When a virus uncoats its genome after it infects a cell, the cell theoretically has a golden opportunity to attack the unprotected genome before it starts the process of making viral-specific products that cause problems in the cell.
Researchers at Colorado State University have recently discovered a mechanism by which several viruses specifically suppress aspects of the cell in order to stabilize their nucleic acids to promote an efficient infection. This finding has revealed a prospective 'Achilles' heel' for viruses that has significant therapeutic potential.

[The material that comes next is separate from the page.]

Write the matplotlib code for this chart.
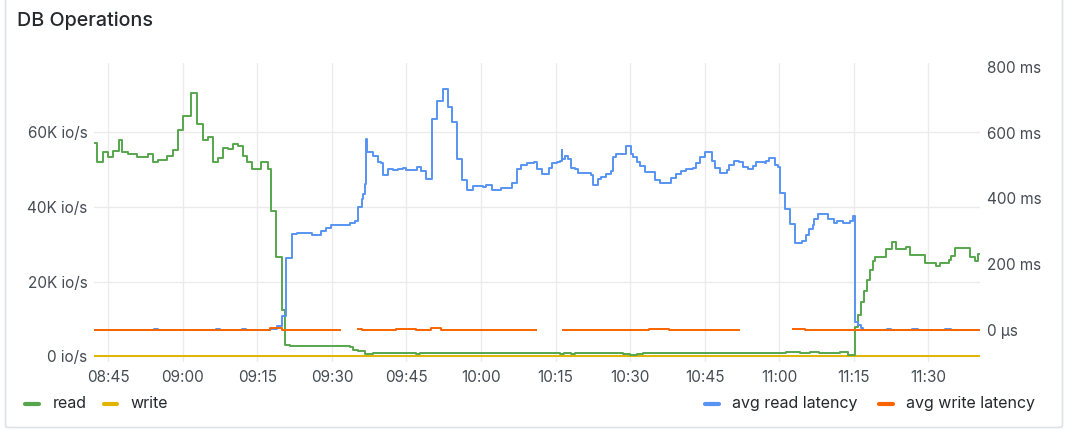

In a partnership with Colorado State and the Rocky Mountain Regional Center of Excellence in Biodefense and Emerging Diseases, Bioo Scientific recently received a $1.25 million, 5 year grant award to develop novel methodologies and compounds that will specifically overcome this viral suppression mechanism and allow cells to effectively attack viral nucleic acids.
“We are pleased to be able to contribute our expertise in drug discovery and development to this project” said Dr. Lance Ford, Bioo’s VP for Research and Development.
“We are also very much looking forward to working with the cadre of biodefense-oriented microbiologists in the Rocky Mountain region. One aspect of the project that we find particularly exciting is that the treatments we will be developing could then be used to treat infections with multiple viruses of biodefense significance. Theoretically, the therapeutics could even be effective against rapidly evolving viruses like influenza,” Dr. Ford continued.